For generations of Americans, Arturo Toscanini was the greatest conductor of their time, perhaps of all time. He set new performance standards and enforced a style of following a score as literally and faithfully as possible, an approach that still draws adherents.
He turned millions on to classical music with his Saturday evening NBC broadcasts, starting in 1938 and ending with his retirement in 1954.
Toscanini's rise to stardom is the stuff of movies. He was a 19-year-old cellist playing in a performance of Verdi's "Aida" in Rio de Janeiro in 1886, he took over after the conductor was booed off the podium.
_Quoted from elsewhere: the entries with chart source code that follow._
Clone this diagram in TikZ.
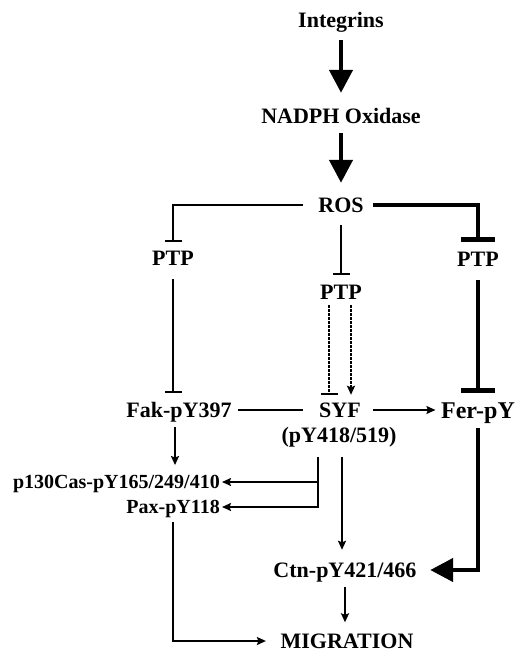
\documentclass[tikz,border=0pt]{standalone}
\usepackage{fontspec}
\setmainfont{Liberation Serif}
\usetikzlibrary{arrows.meta}

\begin{document}
\begin{tikzpicture}[x=1pt,y=-1pt,
    lbl/.style={font=\bfseries\fontsize{22}{24}\selectfont,inner sep=0pt,text height=15pt,text depth=0pt},
    small/.style={lbl,font=\bfseries\fontsize{20}{22}\selectfont,text height=13.5pt},
    big/.style={lbl,font=\bfseries\fontsize{24}{26}\selectfont,text height=16pt},
    act/.style={line width=1.7pt,-{Stealth[length=9pt,width=8pt,inset=1.5pt]}},
    inh/.style={line width=1.7pt,-{Bar[width=17pt]}},
    bigact/.style={line width=4.5pt,-{Triangle[length=23pt,width=23pt]}},
    biginh/.style={line width=4.5pt,-{Bar[width=34pt]}},
    dsh/.style={dash pattern=on 2.5pt off 1.5pt}]
    \useasboundingbox (0,0) rectangle (523,653);
    \node[lbl] (intg) at (341,20) {Integrins};
    \node[lbl] (nadph) at (341,116) {NADPH Oxidase};
    \node[lbl] (ros) at (341,205) {ROS};
    \node[lbl] (ptpL) at (173,258) {PTP};
    \node[lbl] (ptpM) at (341,292) {PTP};
    \node[lbl] (ptpR) at (478,259) {PTP};
    \node[lbl] (fak) at (179,410) {Fak-pY397};
    \node[lbl] (syf) at (340,410) {SYF};
    \node[lbl] (syfsite) at (339,435) {(pY418/519)};
    \node[big] (fer) at (478,410) {Fer-pY};
    \node[small,anchor=east] (cas) at (220,482) {p130Cas-pY165/249/410};
    \node[small,anchor=east] (pax) at (220,507) {Pax-pY118};
    \node[lbl] (ctn) at (345,570) {Ctn-pY421/466};
    \node[lbl] (mig) at (347,641) {MIGRATION};

    \draw[bigact,shorten <=12.5pt,shorten >=15.5pt] (intg.south) -- (nadph.north);
    \draw[bigact,shorten <=9.5pt,shorten >=14.5pt] (nadph.south) -- (ros.north);
    \draw[inh,shorten <=15pt,shorten >=8.5pt] (ros.west) -| (ptpL.north);
    \draw[inh,shorten <=12.5pt,shorten >=9.5pt] (ros.south) -- (ptpM.north);
    \draw[biginh,shorten <=9.5pt,shorten >=9.5pt] (ros.east) -| (ptpR.north);
    \draw[inh,shorten <=13.5pt,shorten >=9.5pt] (ptpL.south) -- (ptpL.south |- fak.north);
    \draw[biginh,shorten <=13.5pt,shorten >=9pt] (ptpR.south) -- (fer.north);
    \draw[inh,dsh,shorten <=5.5pt,shorten >=7.5pt] ([xshift=-12pt]ptpM.south) -- ([xshift=-12pt]ptpM.south |- syf.north);
    \draw[act,dsh,shorten <=5.5pt,shorten >=7.5pt] ([xshift=10pt]ptpM.south) -- ([xshift=10pt]ptpM.south |- syf.north);
    \draw[line width=2.5pt,shorten <=6.5pt,shorten >=16pt] (fak.east) -- (syf.west);
    \draw[act,shorten <=12pt,shorten >=5.5pt] (syf.east) -- (fer.west);
    \draw[act,shorten <=9.5pt,shorten >=10pt] ([xshift=-4pt]fak.south) -- ([xshift=-4pt]fak.south |- cas.north);
    \draw[act,shorten <=14.5pt,shorten >=2pt] ([xshift=-21pt]syfsite.south) |- (cas.east);
    \draw[act,shorten <=14.5pt,shorten >=2pt] ([xshift=-21pt]syfsite.south) |- (pax.east);
    \draw[act,shorten <=14.5pt,shorten >=12.5pt] ([xshift=3pt]syfsite.south) -- ([xshift=3pt]syfsite.south |- ctn.north);
    \draw[bigact,shorten <=10pt,shorten >=13.5pt] (fer.south) |- (ctn.east);
    \draw[act,shorten <=9.5pt,shorten >=11pt] (ctn.south) -- (ctn.south |- mig.north);
    \draw[act,shorten <=8pt,shorten >=14.5pt] (pax.south) |- (mig.west);
  \end{tikzpicture}
\end{document}
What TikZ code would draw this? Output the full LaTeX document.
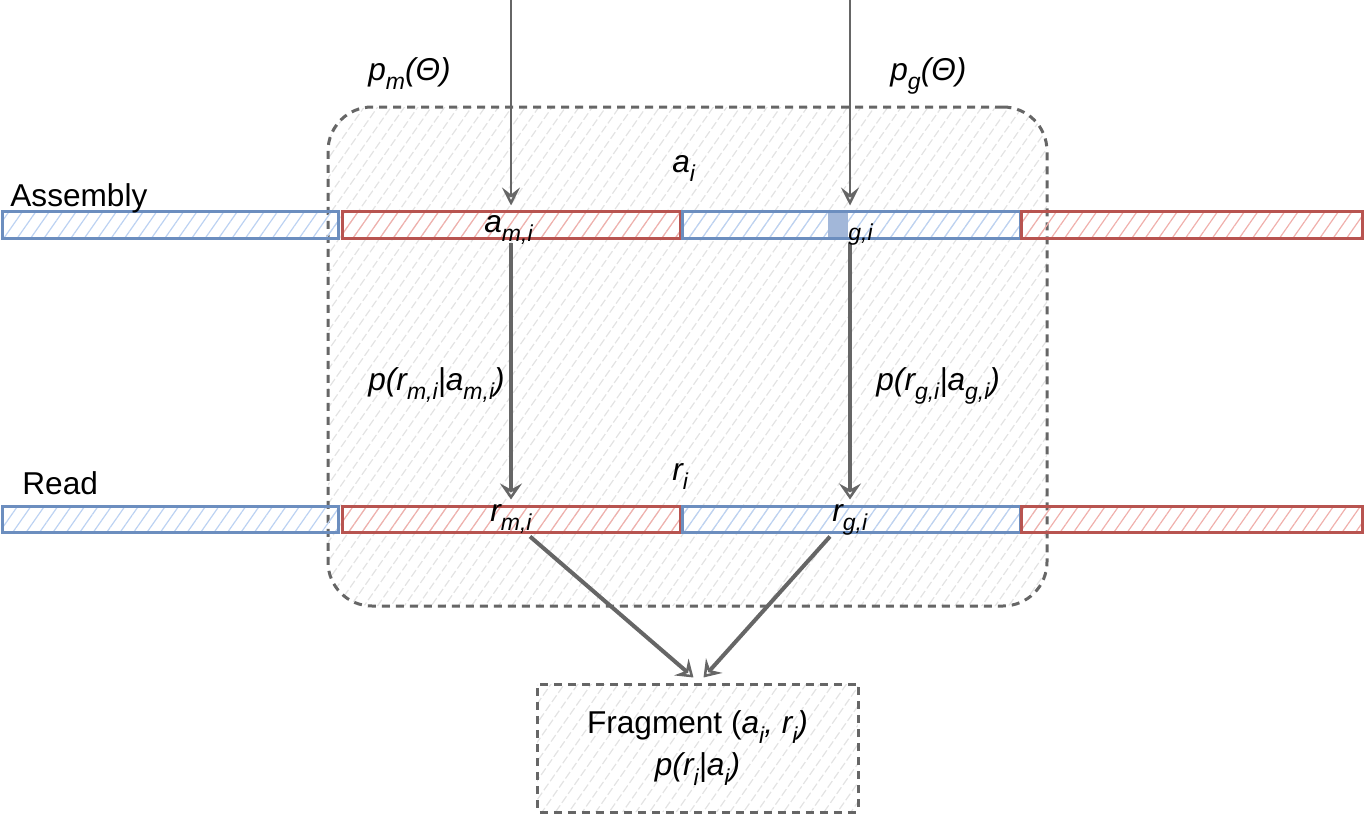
\documentclass[tikz,border=0pt]{standalone}
\usepackage{fontspec}
\setmainfont{Liberation Sans}
\usetikzlibrary{arrows.meta,patterns.meta,calc}
\definecolor{bstroke}{HTML}{6C8EBF}
\definecolor{bhatch}{HTML}{BCD2F2}
\definecolor{rhatch}{HTML}{F0B0AC}
\definecolor{rstroke}{HTML}{B85450}
\definecolor{gline}{HTML}{666666}
\definecolor{ghatch}{HTML}{E3E3E3}
\definecolor{sqfill}{HTML}{A2B7D9}
\newcommand\lsub[1]{\raisebox{-0.55ex}{\fontsize{11.5}{12}\selectfont #1}}
\begin{document}
\begin{tikzpicture}[x=0.5pt,y=-0.5pt,
  lbl/.style={font=\fontsize{15.8}{17}\selectfont, inner sep=0, anchor=base west},
  barbox/.style={inner sep=0, line width=1.5pt},
  bluebar/.style={barbox, draw=bstroke, pattern={Lines[angle=55,distance=5.5pt,line width=0.6pt]}, pattern color=bhatch},
  redbar/.style={barbox, draw=rstroke, pattern={Lines[angle=55,distance=5.5pt,line width=0.6pt]}, pattern color=rhatch},
  asmrow/.style={minimum height=13.5pt},
  readrow/.style={minimum height=13pt},
  groupbox/.style={inner sep=0, draw=gline, line width=1.5pt, dash pattern=on 4pt off 3pt,
     pattern={Lines[angle=55,distance=5.5pt,line width=0.6pt]}, pattern color=ghatch},
  thinarr/.style={draw=gline, line width=1.2pt, -{Stealth[open, length=9pt, width=9pt, inset=3.5pt]}},
  thickarr/.style={draw=gline, line width=2pt, -{Stealth[open, length=8pt, width=11pt, inset=3pt]}},
]
\useasboundingbox (0,0) rectangle (1367,819);

% container
\node[groupbox, rounded corners=22pt, minimum width=359.5pt, minimum height=249.5pt] (box) at (687.5,356.5) {};

% fragment box
\node[groupbox, rounded corners=1pt, minimum width=160.5pt, minimum height=64pt, align=center,
      font=\fontsize{15.8}{17}\selectfont] (frag) at (697.5,748)
  {Fragment (\textit{a\lsub{i}, r\lsub{i})}\\[4pt]\textit{p(r\lsub{i}|a\lsub{i})}};

% assembly row
\node[bluebar, asmrow, minimum width=168pt]   (a1) at (170,224.5) {};
\node[redbar,  asmrow, minimum width=169pt]   (am) at (511,224.5) {};
\node[bluebar, asmrow, minimum width=169pt]   (ag) at (851,224.5) {};
\node[redbar,  asmrow, minimum width=170.5pt] (a4) at (1191.5,224.5) {};
\node[fill=sqfill, inner sep=0, minimum width=10pt, minimum height=12pt] (sq) at (838,224.5) {};

% read row
\node[bluebar, readrow, minimum width=168pt]   (r1) at (170,519) {};
\node[redbar,  readrow, minimum width=169pt]   (rm) at (511,519) {};
\node[bluebar, readrow, minimum width=169pt]   (rg) at (851,519) {};
\node[redbar,  readrow, minimum width=170.5pt] (r4) at (1191.5,519) {};

% arrows
\coordinate (tm) at (511,0);
\coordinate (tg) at (850,0);
\draw[thinarr] (tm) -- ($(am.north)+(0,-4)$);
\draw[thinarr] (tg) -- ($(tg |- ag.north)+(0,-4)$);
\draw[thickarr] ($(am.south)+(0,3)$) -- ($(rm.north)+(0,-5)$);
\draw[thickarr] ($(ag.south)+(-1,3)$) -- ($(rg.north)+(-1,-5)$);
\draw[thickarr] ($(rm.south)+(19,3)$) -- ($(frag.north)+(-4,-5)$);
\draw[thickarr] ($(rg.south)+(-21,3)$) -- ($(frag.north)+(6,-5)$);

% labels
\node[lbl] (asm) at (10,206) {Assembly};
\node[lbl] (rd)  at (22,494) {Read};
\node[lbl] (pm)  at (368,80) {\textit{p\lsub{m}(Θ)}};
\node[lbl] (pg)  at (890,80) {\textit{p\lsub{g}(Θ)}};
\node[lbl] (ai)  at (672,172) {\textit{a\lsub{i}}};
\node[lbl] (aml) at (484,232) {\textit{a\lsub{m,i}}};
\node[lbl, font=\fontsize{11.5}{12}\selectfont] (gl) at (848,240) {\textit{g,i}};
\node[lbl] (prm) at (368,390) {\textit{p(r\lsub{m,i}|a\lsub{m,i})}};
\node[lbl] (prg) at (876,390) {\textit{p(r\lsub{g,i}|a\lsub{g,i})}};
\node[lbl] (ri)  at (672,480) {\textit{r\lsub{i}}};
\node[lbl] (rml) at (490,521) {\textit{r\lsub{m,i}}};
\node[lbl] (rgl) at (832,521) {\textit{r\lsub{g,i}}};
\end{tikzpicture}
\end{document}
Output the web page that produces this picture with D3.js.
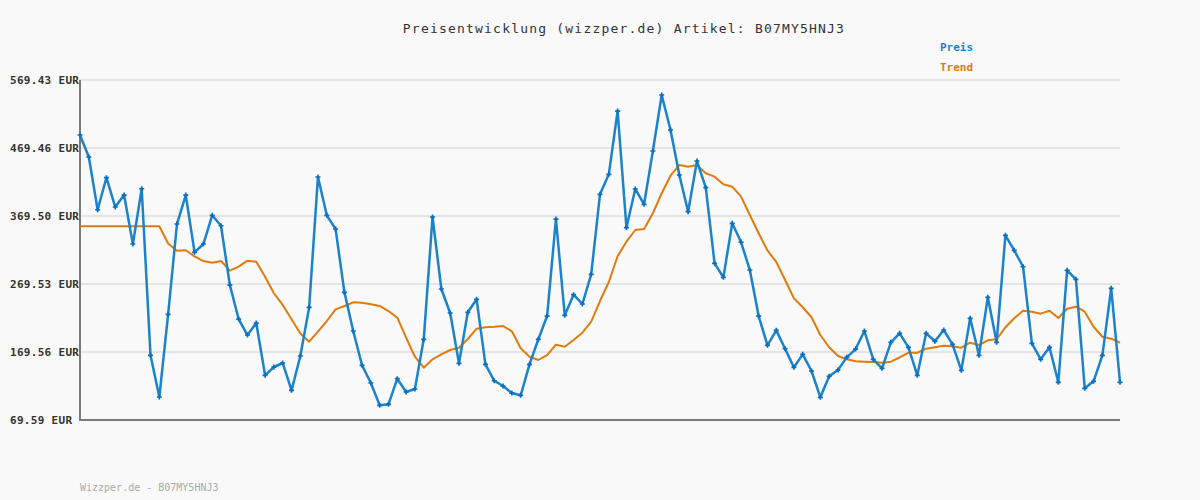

He was so successful, he went on to lead the rest of the season as well, and after returning to Italy, his career swiftly rose.
Blessed with a photographic memory, he would have made his mark in history simply by giving the world premieres of Leoncavallo's "Pagliacci" (1892) and three Puccini operas — "La Boheme" (1896), "La fanciulla del West" (1910) and "Turandot" (1926).
In addition to tenures at La Scala, Milan, the Metropolitan Opera in New York and the New York Philharmonic, he led the NBC Orchestra, which was formed especially for him by the network's mogul of moguls, David Sarnoff.
His last concert with the NBC Orchestra, was an all-Wagner performance, on April 4, 1954. After the concert his retirement was announced through the letter he had written a few days earlier to Sarnoff.
"Now the sad time has come when I must reluctantly lay aside my baton and say good-by to my orchestra."